We return to discussing the other spy novelists, many of whom I’m learning of for the first time, and he mentions that today’s mail should bring a copy of The Easiest Thing in the World by Higgins, his deep voice growing animated. I imagine that he’s using arm gestures despite the fact that I can’t see them.
Higgins’ book includes short stories, film treatments, and two previously unpublished novellas. It’s an important book, Bruccoli says, and he’s excited that it’s on its way.
Then he laughs and adds, “Assuming, of course, that the mailman doesn’t get mistaken for a Yankee and shot before he arrives.”
He pauses for my laughter but doesn’t miss a beat, immediately returning to telling me about the late Higgins, and how he hopes that Higgins’ death will generate a process of reappraisal of his work.
Higgins’ novels are driven by his years of working in the criminal justice system, and his hard-boiled fiction has been compared to that of Hemingway’s for how he uses dialogue to unfold stories and depict character. His books are among Bruccoli’s “good and warm” friends, the ones he returns to over and over.
The Great Gatsby is another one of those books. “It’s one of those novels,” says Bruccoli, “that good writers never recover from.”
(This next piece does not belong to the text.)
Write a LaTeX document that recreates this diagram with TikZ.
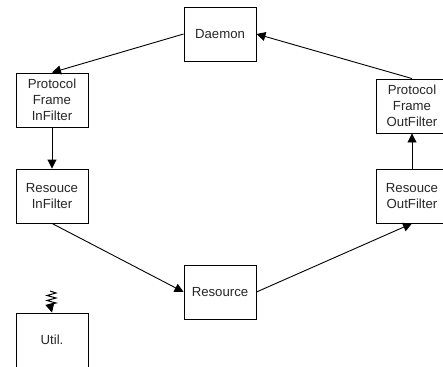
\documentclass[tikz,border=0pt]{standalone}
\usepackage{fontspec}
\setmainfont{Liberation Sans}
\usetikzlibrary{arrows.meta}
\tikzset{
  box/.style={draw=black,line width=0.9pt,minimum width=72pt,minimum height=54pt,inner sep=0pt,align=center,
    font=\fontsize{13.2pt}{16pt}\selectfont,text=black!85},
  link/.style={draw=black,line width=0.9pt,-{Triangle[length=9pt,width=9pt]},shorten >=0pt},
}
\begin{document}
\begin{tikzpicture}[x=1pt,y=-1pt]
\useasboundingbox (0,0) rectangle (443,366);
\clip (0,0) rectangle (443,366);
\node[box] (daemon) at (220,34) {Daemon};
\node[box] (pin) at (52,100) {Protocol\\Frame\\InFilter};
\node[box] (rin) at (52,196) {Resouce\\InFilter};
\node[box] (res) at (220,292) {Resource};
\node[box] (rout) at (412,196) {Resouce\\OutFilter};
\node[box] (pout) at (412,106) {Protocol\\Frame\\OutFilter};
\node[box] (util) at (52,340) {Util.};
\coordinate (sq) at (50,291);
\draw[link] (daemon.west) -- (pin.north);
\draw[link] (pin.south) -- (rin.north);
\draw[link] (rin.south) -- (res.west);
\draw[link] (res.east) -- (rout.south);
\draw[link] (rout.north) -- (pout.south);
\draw[link] (pout.north) -- (daemon.east);
\draw[link,line width=1pt] (sq) -- ++(6,2) -- ++(-9,2.5) -- ++(9,2.5) -- ++(-9,2.5) -- ++(9,2.5) -- ++(-6,1.5) -- (util.north);
\end{tikzpicture}
\end{document}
“I haven’t recovered from The Great Gatsby,” says writer Christine Wiltz, whose books include The Last Madam and Glass House. “For a long time, whenever I got stuck or needed inspiration I would turn to it, like a masochist, because it usually convinced me I couldn't write very well at all. That Fitzgerald could really turn a sentence. I love it for its being a short, intense, powerful read. The very last sentence has been for me the standard as to how one should end a book--and so we beat on, boats against the current--a sentence that sums it up and does it with such a memorable image.”
Bruccoli believes that The Great Gatsby is a book all good writers return to over and over. And he is continually pleased at the further evidence of its impact. He saw the premiere of it, for example, as a ballet in Pittsburg.
“I don’t know anything about ballet,” he says, “and I don’t pretend to. But it’s another example of the enduring power of Gatsby.”